When the Spurs drafted Tim Duncan in 1997, rather than feel threatened Robinson embraced the budding frontcourt star and took him under his wing. The pair later helped lead San Antonio to another title in 2003.
“I didn’t think of it as sacrificing as much as it’s adding a good piece,” Robinson said. “I think the military teaches you that the team is the most important thing, right? We’re all playing for the same team; we’ve got to work together. So, I think a little bit of a role in just understanding we’re better with more firepower.”
Robinson said the idea of “service above self” was ingrained in him at the Naval Academy and continues to inform his post-NBA life — including his work to fill gaps, create educational opportunities and send low-income students to college through IDEA Carver Academy, a charter school he and his wife, Valerie, founded in San Antonio.
Robinson’s activism around education started with Admiral Capital, a real estate-based private equity he helped found as a mechanism to fund scholarships on the east side of San Antonio.
“We were basically able to tithe out of that and support community-type things, so that was my passion,” Robinson said.
As a player, Robinson won NBA Rookie of the Year (1990), NBA Defensive Player of the Year (1992) and NBA MVP (1995).
He is one of two players in NBA history to lead the league in scoring (1994), rebounding (1992) and blocks (1991) during his career. Kareem Abdul-Jabbar is the other.

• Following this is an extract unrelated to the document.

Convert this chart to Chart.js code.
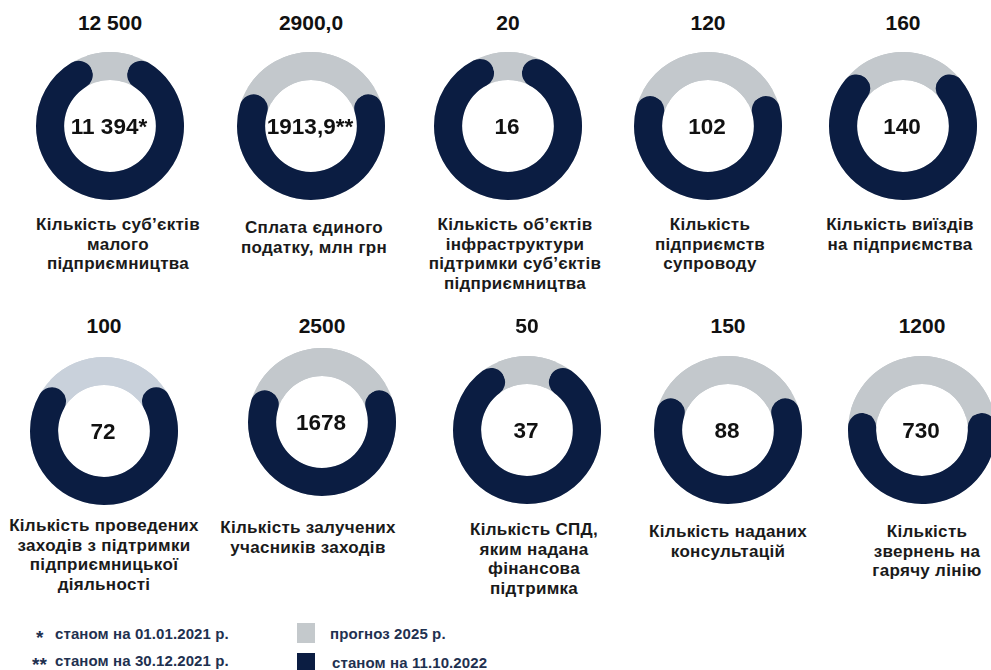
<!DOCTYPE html>
<html>
<head>
<meta charset="utf-8">
<script src="https://cdn.jsdelivr.net/npm/chart.js@4.4.0/dist/chart.umd.min.js"></script>
<style>
    body { margin: 0; background: #fff; width: 991px; height: 670px; overflow: hidden; position: relative;
           font-family: "Liberation Sans", Arial, sans-serif; font-weight: bold; }
    .val { position: absolute; font-size: 21px; color: #111; transform: translate(-50%, -50%); white-space: nowrap; line-height: 1; }
    .centro { font-size: 22.5px; }
    .ring { position: absolute; width: 148px; height: 148px; }
    .lbl { position: absolute; font-size: 17px; letter-spacing: 0.3px; color: #1a1a1a; text-align: center; line-height: 19.5px; transform: translateX(-50%); white-space: nowrap; }
    .leg { position: absolute; font-size: 15px; letter-spacing: 0.1px; color: #1f3150; white-space: nowrap; line-height: 1; transform: translateY(-50%); }
    .quad { position: absolute; width: 18px; height: 20px; }
</style>
</head>
<body>

<script>
const prognoz2025 = ['12 500', '2900,0', '20', '120', '160', '100', '2500', '50', '150', '1200']
const valorAtual = ['11 394*', '1913,9**', '16', '102', '140', '72', '1678', '37', '88', '730']
// parte escura do anel (%) como desenhada na figura
const parteEscura = [90, 67, 92, 66, 79, 74, 67, 87, 67, 59]
const rotulos = [
    ['Кількість суб’єктів', 'малого', 'підприємництва'],
    ['Сплата єдиного', 'податку, млн грн'],
    ['Кількість об’єктів', 'інфраструктури', 'підтримки суб’єктів', 'підприємництва'],
    ['Кількість', 'підприємств', 'супроводу'],
    ['Кількість виїздів', 'на підприємства'],
    ['Кількість проведених', 'заходів з підтримки', 'підприємницької', 'діяльності'],
    ['Кількість залучених', 'учасників заходів'],
    ['Кількість СПД,', 'яким надана', 'фінансова', 'підтримка'],
    ['Кількість наданих', 'консультацій'],
    ['Кількість', 'звернень на', 'гарячу лінію']
]

// layout
const centroX = [110, 311, 508, 708, 903, 104, 322, 527, 728, 922]
const centroY = [126, 126, 126, 126, 126, 431, 422, 430, 430, 430]
const topoY = [22, 22, 22, 22, 22, 325, 325, 325, 325, 325]
const rotuloX = [118, 314, 515, 710, 900, 104, 308, 534, 728, 927]
const rotuloY = [225, 228, 225, 225, 225, 526, 528, 530, 532, 532]

const corEscura = '#0b1d42'
const corCinza = ['#c3c8cc', '#c3c8cc', '#c3c8cc', '#c3c8cc', '#c3c8cc', '#c9d1db', '#c3c8cc', '#c3c8cc', '#c3c8cc', '#c3c8cc']

// anel cinza de fundo, para as pontas arredondadas ficarem sobre ele
const anelFundo = {
    id: 'anelFundo',
    beforeDatasetsDraw(chart, args, opts) {
        const arco = chart.getDatasetMeta(0).data[0]
        const ctx = chart.ctx
        ctx.save()
        ctx.beginPath()
        ctx.arc(arco.x, arco.y, arco.outerRadius, 0, Math.PI * 2)
        ctx.arc(arco.x, arco.y, arco.innerRadius, 0, Math.PI * 2, true)
        ctx.fillStyle = opts.cor
        ctx.fill()
        ctx.restore()
    }
}

function criarTexto(classe, texto, x, y) {
    let el = document.createElement('div')
    el.className = classe
    el.textContent = texto
    el.style.left = x + 'px'
    el.style.top = y + 'px'
    document.body.appendChild(el)
    return el
}

for (let i = 0; i < valorAtual.length; i++) {
    let caixa = document.createElement('div')
    caixa.className = 'ring'
    caixa.style.left = (centroX[i] - 74) + 'px'
    caixa.style.top = (centroY[i] - 74) + 'px'
    let canvas = document.createElement('canvas')
    caixa.appendChild(canvas)
    document.body.appendChild(caixa)

    let escura = parteEscura[i]
    new Chart(canvas, {
        type: 'doughnut',
        data: {
            labels: ['станом на 11.10.2022', 'прогноз 2025 р.'],
            datasets: [{
                data: [escura, 100 - escura],
                backgroundColor: [corEscura, corCinza[i]],
                borderWidth: 0,
                borderRadius: [30, 0]
            }]
        },
        options: {
            responsive: true,
            maintainAspectRatio: false,
            animation: false,
            cutout: '62%',
            rotation: 180 - escura * 1.8,
            events: [],
            plugins: {
                legend: { display: false },
                tooltip: { enabled: false },
                anelFundo: { cor: corCinza[i] }
            }
        },
        plugins: [anelFundo]
    })

    criarTexto('val', prognoz2025[i], centroX[i], topoY[i])
    criarTexto('val centro', valorAtual[i], centroX[i] - 1, centroY[i] + 1)

    let rot = document.createElement('div')
    rot.className = 'lbl'
    rot.innerHTML = rotulos[i].join('<br>')
    rot.style.left = rotuloX[i] + 'px'
    rot.style.top = (rotuloY[i] - 10) + 'px'
    document.body.appendChild(rot)
}

// legenda
criarTexto('leg', '*', 36, 637).style.fontSize = '19px'
criarTexto('leg', 'станом на 01.01.2021 р.', 55, 633)
criarTexto('leg', '**', 32, 664).style.fontSize = '19px'
criarTexto('leg', 'станом на 30.12.2021 р.', 55, 660)
let q1 = criarTexto('quad', '', 297, 623)
q1.style.background = '#c4c9cc'
criarTexto('leg', 'прогноз 2025 р.', 330, 633)
let q2 = criarTexto('quad', '', 297, 653)
q2.style.background = corEscura
criarTexto('leg', 'станом на 11.10.2022', 332, 662)
</script>
</body>
</html>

Robinson also won two Olympic gold medals as part of the fabled “Dream Team” in 1992 and 1996 and was selected as one of the 50 Greatest Players in NBA History in 1996.
He also was a 10-time All-Star, four-time All-NBA First Team selection and had his No. 50 jersey retired by the Spurs.
Robinson said he even eventually warmed up to “The Admiral” nickname.
“When I got to the NBA, everybody thought that was just the coolest name ever,” Robinson said. “Even now, I went back to the Naval Academy the last couple years, and even the military people call me ‘Admiral.’ It’s just been such a sign of respect, and I think it’s just made me appreciate everything about the military.”